:: Records for the exercise ::
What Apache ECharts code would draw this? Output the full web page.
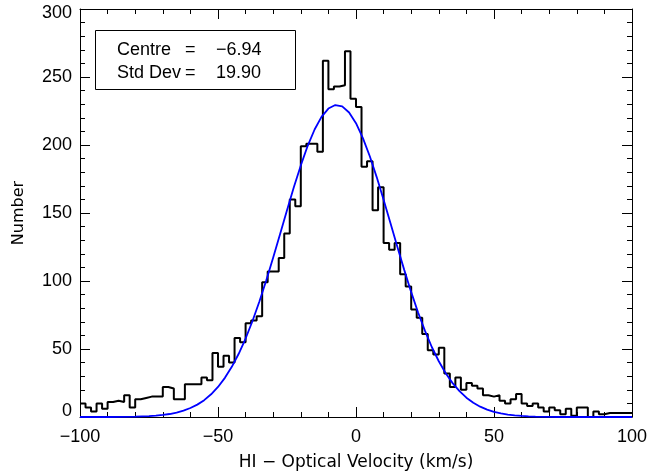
<!DOCTYPE html>
<html>
<head>
<meta charset="utf-8">
<script src="https://cdn.jsdelivr.net/npm/echarts@6/dist/echarts.min.js"></script>
<style>
html,body{margin:0;padding:0;background:#fff;}
#chart{width:661px;height:473px;}
</style>
</head>
<body>
<div id="chart"></div>
<script>
// Histogram: bins of 2 km/s starting at -100
var binStart = -100;
var binWidth = 2;
var counts = [
  10, 7, 4, 10, 6, 11, 12, 11, 16, 7,
  13, 14, 15, 15, 15, 22, 21, 13, 13, 24,
  24, 24, 29, 27, 47, 37, 45, 40, 58, 55,
  69, 71, 74, 99, 107, 107, 117, 135, 160, 155,
  199, 201, 201, 195, 262, 241, 243, 244, 269, 234,
  228, 184, 188, 152, 169, 128, 123, 128, 105, 96,
  79, 73, 61, 49, 46, 51, 32, 22, 29, 20,
  25, 23, 21, 16, 15, 16, 12, 10, 13, 17,
  10, 8, 10, 7, 4, 7, 5, 2, 6, 1,
  7, 7, 0, 4, 2, 3, 3, 3, 3, 3
];
// Fitted curve
var curveX = [-100,-95,-90,-85,-80,-75,-72.5,-70,-67.5,-65,-62.5,-60,-57.5,-55,-52.5,-50,-47.5,-45,-42.5,-40,-37.5,-35,-32.5,-30,-27.5,-25,-22.5,-20,-17.5,-15,-12.5,-10,-7.5,-5,-2.5,0,2.5,5,7.5,10,12.5,15,17.5,20,22.5,25,27.5,30,32.5,35,37.5,40,42.5,45,47.5,50,52.5,55,57.5,60,62.5,65,70,75,80,85,90,95,100];
var curveY = [0,0,0,0.1,0.3,0.7,1.0,1.5,2.2,3.3,4.7,6.6,9.1,12.4,16.7,22.1,28.8,36.9,46.5,57.7,70.6,84.9,100.6,117.3,134.6,152.0,169.1,185.0,199.4,211.4,220.7,226.8,229.4,228.4,223.9,216.0,205.1,191.7,176.4,159.8,142.4,125.0,108.0,91.8,76.8,63.3,51.3,41.0,32.2,24.9,19.0,14.2,10.5,7.6,5.4,3.8,2.7,1.8,1.2,0.8,0.5,0.3,0.1,0,0,0,0,0,0];
var xTicks = [-100, -50, 0, 50, 100];
var yTicks = [0, 50, 100, 150, 200, 250, 300];
var legendLines = [["Centre", "=", "\u22126.94"], ["Std Dev", "=", "19.90"]];

var histData = counts.map(function (c, i) { return [binStart + i * binWidth, c]; });
histData.push([binStart + counts.length * binWidth, counts[counts.length - 1]]);
var curveData = curveX.map(function (x, i) { return [x, curveY[i]]; });

var fmtX = function (v) { return (v < 0 ? '\u2212' : '') + Math.abs(v); };
var fmtY = function (v) {
  if (v === yTicks[0]) return '{z|' + v + '}';
  if (v === yTicks[yTicks.length - 1]) return '{t|' + v + '}';
  return String(v);
};
var legendText = legendLines.map(function (l) {
  return '{l|' + l[0] + '}{e|' + l[1] + '}{v|' + l[2] + '}';
}).join('\n');

var tickFont = 'Liberation Sans';
var axisCommon = {
  axisLine: { show: true, onZero: false, lineStyle: { color: '#000', width: 1 } },
  axisTick: { show: true, inside: true, length: 10, lineStyle: { color: '#000', width: 1 } },
  minorTick: { show: true, splitNumber: 5, length: 5, lineStyle: { color: '#000', width: 1 } },
  splitLine: { show: false },
  minorSplitLine: { show: false }
};
function mk(base, extra) { return Object.assign({}, JSON.parse(JSON.stringify(base)), extra); }

var chart = echarts.init(document.getElementById('chart'), null, { renderer: 'canvas' });
chart.setOption({
  animation: false,
  backgroundColor: '#fff',
  grid: { left: 80, right: 29, top: 9, bottom: 56, containLabel: false, outerBoundsMode: 'none' },
  title: {
    text: legendText,
    left: 95, top: 30,
    borderColor: '#000', borderWidth: 1,
    padding: [8, 19, 5, 22],
    textStyle: {
      fontFamily: tickFont, fontSize: 18, fontWeight: 'normal', color: '#000', lineHeight: 23.5,
      rich: {
        l: { fontFamily: tickFont, fontSize: 18, width: 68, lineHeight: 23.5, color: '#000' },
        e: { fontFamily: tickFont, fontSize: 18, width: 31, lineHeight: 23.5, color: '#000' },
        v: { fontFamily: tickFont, fontSize: 18, width: 61, lineHeight: 23.5, color: '#000' }
      }
    }
  },
  xAxis: [
    mk(axisCommon, {
      type: 'value', min: -100, max: 100, interval: 50, position: 'bottom',
      name: 'HI \u2212 Optical Velocity (km/s)', nameLocation: 'middle', nameGap: 37,
      nameTextStyle: { fontFamily: 'DejaVu Sans', fontSize: 17, color: '#000' },
      axisLabel: { formatter: fmtX, margin: 11, fontFamily: tickFont, fontSize: 18, color: '#000' }
    }),
    mk(axisCommon, {
      type: 'value', min: -100, max: 100, interval: 50, position: 'top',
      axisLabel: { show: false }
    })
  ],
  yAxis: [
    mk(axisCommon, {
      type: 'value', min: 0, max: 300, interval: 50, position: 'left',
      name: 'Number', nameLocation: 'middle', nameGap: 53, nameRotate: 90,
      nameTextStyle: { fontFamily: 'DejaVu Sans', fontSize: 16, color: '#000' },
      axisLabel: {
        formatter: fmtY, margin: 8, fontFamily: tickFont, fontSize: 18, color: '#000',
        rich: {
          z: { fontFamily: tickFont, fontSize: 18, color: '#000', padding: [0, 0, 12, 0] },
          t: { fontFamily: tickFont, fontSize: 18, color: '#000', padding: [8, 0, 0, 0] }
        }
      }
    }),
    mk(axisCommon, {
      type: 'value', min: 0, max: 300, interval: 50, position: 'right',
      axisLabel: { show: false }
    })
  ],
  series: [
    {
      type: 'line', xAxisIndex: 0, yAxisIndex: 0,
      data: histData, step: 'end', showSymbol: false, symbol: 'none',
      lineStyle: { color: '#000', width: 2 }, clip: true, z: 2
    },
    {
      type: 'line', xAxisIndex: 0, yAxisIndex: 0,
      data: curveData, smooth: false, showSymbol: false, symbol: 'none',
      lineStyle: { color: '#0000ff', width: 1.8 }, clip: true, z: 3
    }
  ]
});
</script>
</body>
</html>
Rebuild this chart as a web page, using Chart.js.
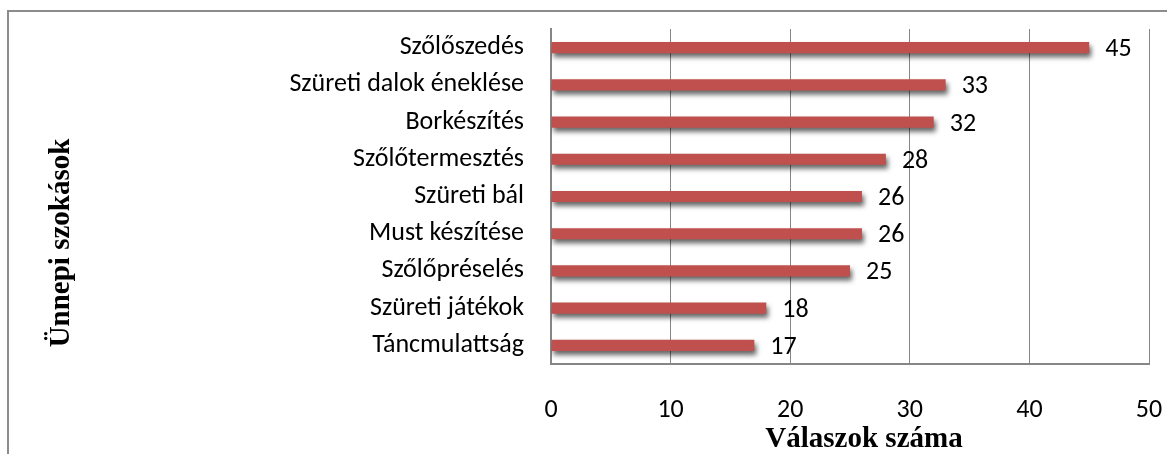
<!DOCTYPE html>
<html lang="hu">
<head>
  <meta charset="UTF-8">
  <title>Ünnepi szokások</title>
  <script src="https://cdn.jsdelivr.net/npm/chart.js"></script>
  <style>
    body { margin: 0; background: #fff; }
    canvas { display: block; }
  </style>
</head>
<body>

  <canvas id="chart" width="1167" height="454"></canvas>

  <script>
    const categories = ['Szőlőszedés', 'Szüreti dalok éneklése', 'Borkészítés', 'Szőlőtermesztés',
      'Szüreti bál', 'Must készítése', 'Szőlőpréselés', 'Szüreti játékok', 'Táncmulattság'];
    const values = [45, 33, 32, 28, 26, 26, 25, 18, 17];
    const xMin = 0, xMax = 50, xStep = 10;
    const xTitle = 'Válaszok száma';
    const yTitle = 'Ünnepi szokások';

    const sansFamily = 'Carlito, Lato, sans-serif';
    const labelFont = '26px ' + sansFamily;
    const titleFont = 'bold 29px "Liberation Serif", "Times New Roman", serif';

    // frame, bar shadows, value labels and axis titles
    const extras = {
      id: 'extras',
      beforeDraw(chart) {
        const ctx = chart.ctx;
        ctx.save();
        ctx.strokeStyle = '#8c8c8c';
        ctx.lineWidth = 2;
        ctx.strokeRect(8, 11, 2000, 2000);
        ctx.restore();
      },
      beforeDatasetsDraw(chart) {
        const ctx = chart.ctx;
        ctx.save();
        ctx.shadowColor = 'rgba(0,0,0,0.6)';
        ctx.shadowBlur = 5;
        ctx.shadowOffsetX = 2;
        ctx.shadowOffsetY = 4;
      },
      afterDatasetsDraw(chart) {
        const ctx = chart.ctx;
        ctx.restore();
        ctx.save();
        ctx.font = labelFont;
        ctx.fillStyle = '#000';
        ctx.textBaseline = 'middle';
        ctx.textAlign = 'left';
        chart.getDatasetMeta(0).data.forEach((bar, i) => {
          ctx.fillText(values[i], bar.x + 16, bar.y + 2);
        });

        ctx.font = titleFont;
        ctx.textAlign = 'center';
        ctx.fillText(xTitle, 864, 440);
        ctx.translate(62, 243);
        ctx.rotate(-Math.PI / 2);
        ctx.fillText(yTitle, 0, 0);
        ctx.restore();
      }
    };

    new Chart(document.getElementById('chart'), {
      type: 'bar',
      data: {
        labels: categories,
        datasets: [{
          data: values,
          backgroundColor: '#C0504D',
          borderWidth: 0,
          categoryPercentage: 1,
          barPercentage: 0.3
        }]
      },
      options: {
        indexAxis: 'y',
        responsive: false,
        animation: false,
        layout: { padding: { top: 29, right: 18, left: 0, bottom: 0 } },
        plugins: { legend: { display: false }, tooltip: { enabled: false } },
        scales: {
          x: {
            min: xMin,
            max: xMax,
            ticks: { stepSize: xStep, padding: 0, color: '#000', font: { family: sansFamily, size: 26 } },
            grid: { color: '#868686', lineWidth: 1, drawTicks: true, tickLength: 31, tickColor: 'transparent' },
            border: { color: '#868686', width: 2 },
            afterFit(scale) { scale.height = 90; }
          },
          y: {
            ticks: { padding: 0, color: '#000', font: { family: sansFamily, size: 26 } },
            grid: { drawOnChartArea: false, drawTicks: true, tickLength: 27, tickColor: 'transparent' },
            border: { color: '#868686', width: 2 },
            afterFit(scale) { scale.width = 551; }
          }
        }
      },
      plugins: [extras]
    });
  </script>

</body>
</html>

:: Instructions to follow ::
Above are some entries; copy exactly the lines from the line with "Rebuild this chart" through the line with "const titleFont = 'bold", both included, but none of the pictures.

:: Correct response ::
Rebuild this chart as a web page, using Chart.js.
<!DOCTYPE html>
<html lang="hu">
<head>
  <meta charset="UTF-8">
  <title>Ünnepi szokások</title>
  <script src="https://cdn.jsdelivr.net/npm/chart.js"></script>
  <style>
    body { margin: 0; background: #fff; }
    canvas { display: block; }
  </style>
</head>
<body>

  <canvas id="chart" width="1167" height="454"></canvas>

  <script>
    const categories = ['Szőlőszedés', 'Szüreti dalok éneklése', 'Borkészítés', 'Szőlőtermesztés',
      'Szüreti bál', 'Must készítése', 'Szőlőpréselés', 'Szüreti játékok', 'Táncmulattság'];
    const values = [45, 33, 32, 28, 26, 26, 25, 18, 17];
    const xMin = 0, xMax = 50, xStep = 10;
    const xTitle = 'Válaszok száma';
    const yTitle = 'Ünnepi szokások';

    const sansFamily = 'Carlito, Lato, sans-serif';
    const labelFont = '26px ' + sansFamily;
    const titleFont = 'bold 29px "Liberation Serif", "Times New Roman", serif';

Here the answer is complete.